| ARBITRATION — Jurisdiction — Owners seeking court declaration as to validity of rescission of charterparties for bribery — Charterers seeking determination of issue by arbitrator pursuant to arbitration clause — Whether arbitration clause impeached by allegations of bribery— Arbitration Act 1996, s 7
Fili Shipping Co Ltd v Premium Nafta Products Ltd (on appeal from Fiona Trust and Holding Corpn v Privalov) [2007] UKHL 40
HL(E): Lord Hoffmann, Lord Hope of Craighead, Lord Scott of Foscote, Lord Walker of Gestingthorpe and Lord Brown of Eaton-under-Heywood: 17 October 2007
A dispute as to whether a charterparty contract could be rescinded for alleged bribery came within the scope of an agreement in the charterparty to submit to arbitration any dispute arising under the contract.
The House of Lords so held in dismissing an appeal by the owners, Fili Shipping Co Ltd and seven other shipowners, against the decision of the Court of Appeal (Tuckey, Arden and Longmore LJJ) [2007] Bus LR 686 whereby, in proceedings brought by Fiona Trust and Holding Corpn and 28 other claimants, including the owners, claiming damages for conspiracy, bribery and breach of fiduciary duty against 22 defendant individuals and companies, in which the owners had sought a declaration that they had validly rescinded charterparties entered into with the twentieth to twenty-second defendants (“the charterers”) as having been procured by bribery, whereupon the charterers had sought a determination of that issue under an arbitration clause in each of the charters, the Court of Appeal had reversed the decision of Morison J restraining the arbitration proceedings.

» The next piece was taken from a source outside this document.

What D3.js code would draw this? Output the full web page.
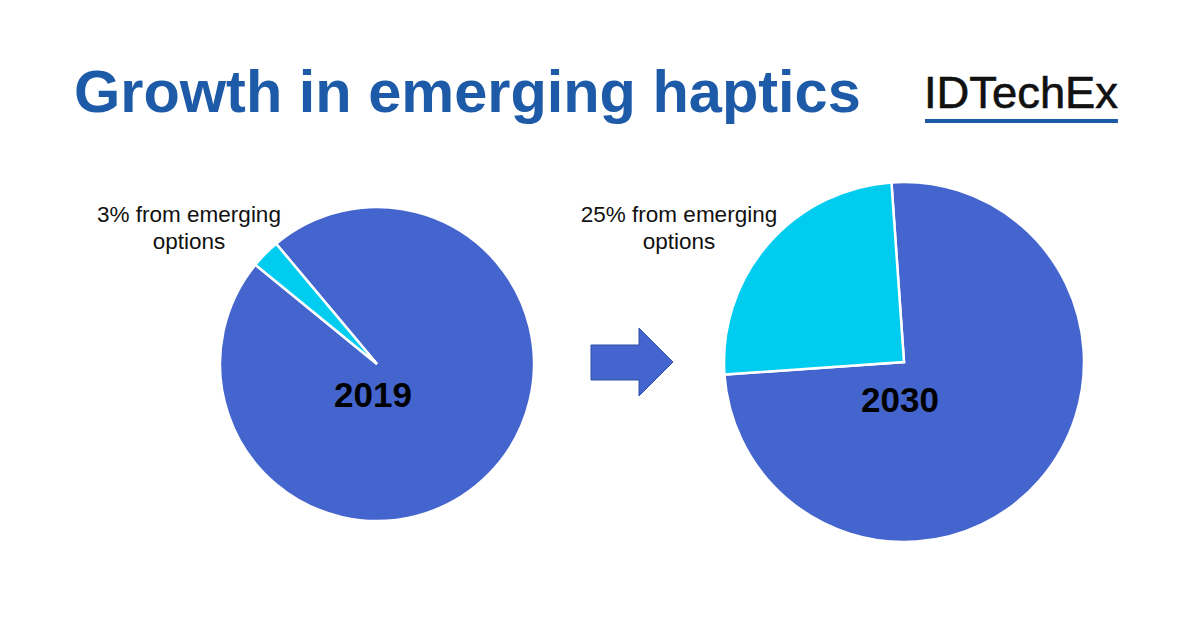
<!DOCTYPE html>
<html>
<head>
<meta charset="utf-8">
<script src="https://cdn.jsdelivr.net/npm/d3@7"></script>
<style>
  html, body { margin: 0; padding: 0; background: #ffffff; }
  svg { display: block; }
</style>
</head>
<body>
<script>
// ---- data ----
const title = "Growth in emerging haptics";
const brand = "IDTechEx";
const years = ["2019", "2030"];
const categories = ["Established", "Emerging"];
const shares2019 = [97, 3];
const shares2030 = [75, 25];
const labelLines2019 = ["3% from emerging", "options"];
const labelLines2030 = ["25% from emerging", "options"];
const colors = ["#4465CE", "#00CCF0"];

const W = 1200, H = 628;
const svg = d3.select("body").append("svg").attr("width", W).attr("height", H);
svg.append("rect").attr("width", W).attr("height", H).attr("fill", "#ffffff");

// title
svg.append("text").attr("x", 74).attr("y", 112)
  .attr("font-family", "Liberation Sans, Arial, sans-serif")
  .attr("font-weight", "bold").attr("font-size", 59.5)
  .attr("fill", "#1D5AA8").text(title);

// brand
svg.append("text").attr("x", 924).attr("y", 108)
  .attr("font-family", "Liberation Sans, Arial, sans-serif")
  .attr("font-size", 45).attr("fill", "#111111")
  .attr("stroke", "#111111").attr("stroke-width", 0.6)
  .attr("textLength", 194).attr("lengthAdjust", "spacingAndGlyphs")
  .text(brand);
svg.append("rect").attr("x", 925).attr("y", 119).attr("width", 193).attr("height", 4)
  .attr("fill", "#1D5AA8");

const color = d3.scaleOrdinal().domain(categories).range(colors);
const deg = Math.PI / 180;

function drawPie(values, cx, cy, r, startDeg, year, yearY, labelLines, labelX) {
  const pie = d3.pie().sort(null).value(d => d)
    .startAngle(startDeg * deg).endAngle((startDeg + 360) * deg);
  const arc = d3.arc().innerRadius(0).outerRadius(r);
  const g = svg.append("g").attr("transform", `translate(${cx},${cy})`);
  g.selectAll("path").data(pie(values)).join("path")
    .attr("d", arc)
    .attr("fill", (d, i) => color(categories[i]))
    .attr("stroke", "#ffffff").attr("stroke-width", 2.5)
    .attr("stroke-linejoin", "miter");
  svg.append("text").attr("x", cx - 4).attr("y", yearY)
    .attr("text-anchor", "middle")
    .attr("font-family", "Liberation Sans, Arial, sans-serif")
    .attr("font-weight", "bold").attr("font-size", 35).attr("fill", "#000000")
    .text(year);
  const t = svg.append("text").attr("text-anchor", "middle")
    .attr("font-family", "Liberation Sans, Arial, sans-serif")
    .attr("font-size", 22.5).attr("fill", "#111111");
  labelLines.forEach((s, i) => {
    t.append("tspan").attr("x", labelX).attr("y", 222 + i * 26.5).text(s);
  });
}

drawPie(shares2019, 377, 364, 157, -40, years[0], 407, labelLines2019, 189);
drawPie(shares2030, 904, 362, 180, -4, years[1], 412, labelLines2030, 679);

// arrow
const arrowPts = [[591,345],[639,345],[639,328],[673,362],[639,396],[639,380],[591,380]];
svg.append("path").attr("d", d3.line()(arrowPts) + "Z")
  .attr("fill", "#4465CE").attr("stroke", "#2F4FA8").attr("stroke-width", 1);
</script>
</body>
</html>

LORD HOFFMANN said that the owners had argued that the arbitration clause did not apply for two reasons. The first was that, as a matter of construction, the question of whether the charters were procured by bribery was not a dispute arising under the charter. The second was that the arbitration clause was liable to be rescinded and therefore not binding on them. On the first question, the time had come to draw a line under the previous authorities, where distinctions had sometimes been drawn between disputes “arising under” and “arising out of” an agreement, with the former having a narrower meaning. In his Lordship’s opinion, construction of an arbitration clause should start from the assumption that the parties, as rational businessmen, were likely to have intended any dispute arising out of the relationship into which they had entered or purported to enter to be decided by the same tribunal unless the language made it clear that certain questions were intended to be excluded from the arbitration. The language of the relevant clause of each charter contained nothing to exclude disputes about the validity of a contract on the ground that it was procured by fraud. As to the owners’ claim that if they were right about the bribery, they were entitled to rescind the whole contract, including the arbitration clause, the principle of separability in s 7 of the 1996 Act required that an arbitration agreement could be void or voidable only on grounds relating directly to that agreement. There were no grounds of challenge specific to the arbitration agreement so as to invalidate it. The claim that the main contract had been induced by bribery thus fell to be determined under the arbitration agreement.
LORD HOPE delivered a concurring opinion and LORD SCOTT, LORD WALKER and LORD BROWN agreed.